The US Commodity Futures Trading Commission is looking into a series of oil futures trades that were placed shortly before major announcements from the Trump administration about its Iran war policy.
The probe centers on trading activity on two platforms: CME Group’s NYMEX and Intercontinental Exchange’s futures exchange. Investigators are focused on at least two separate trading events that happened within a two-week window.

The first event took place on March 23. Oil futures trading spiked about 15 minutes before President Trump publicly announced he was postponing plans to strike Iranian energy infrastructure.
The second event happened on April 7, when Trump announced a two-week ceasefire with Iran. Hours before that announcement, traders placed an approximately $950 million bet on oil prices.
Both spikes in trading contributed to falling oil prices and rising equity prices. Regulators are now trying to find out who was behind those trades.
To do that, the CFTC has requested “Tag 50” data from the exchanges. This type of data identifies the entities behind trades and is commonly used for regulatory and auditing purposes. ICE declined to comment, while CME said it works closely with the CFTC to monitor trading activity.
CFTC Chairman Michael Selig addressed Congress on Thursday. He did not mention the specific investigation, but made his position clear.

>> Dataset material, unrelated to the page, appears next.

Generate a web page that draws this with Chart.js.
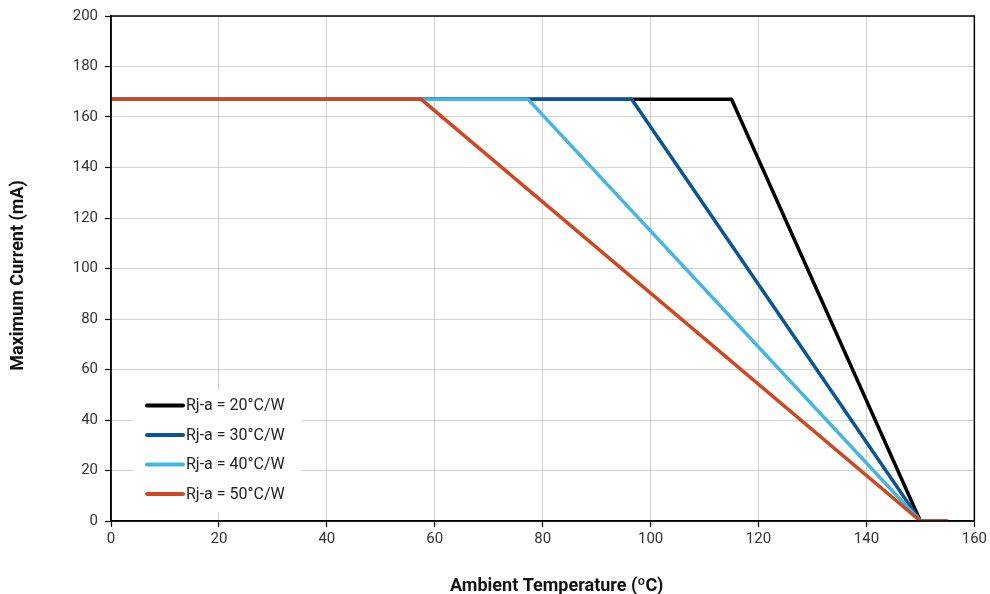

Democratic Senator Elizabeth Warren called the probe a start but said regulators need to go further. She wants investigators to look specifically at whether administration officials were involved in any insider trading.
The White House has already warned its own staff not to use their positions to place bets in futures markets. It did not respond to Warren’s statement.
The oil futures probe is running alongside a separate but related push against insider trading in prediction markets.
In late March, CFTC enforcement director David Miller stated publicly that insider trading laws do apply to prediction markets, pushing back on what he called a widespread myth.
Both Kalshi and Polymarket have introduced new rules against insider trading following pressure from Democratic lawmakers.
The Public Integrity in Financial Prediction Markets Act of 2026 was introduced in late March. The bill targets insider trading specifically by government officials in prediction markets.
The CFTC’s request for Tag 50 identification data from exchanges remains one of the most concrete steps taken in the oil futures investigation so far.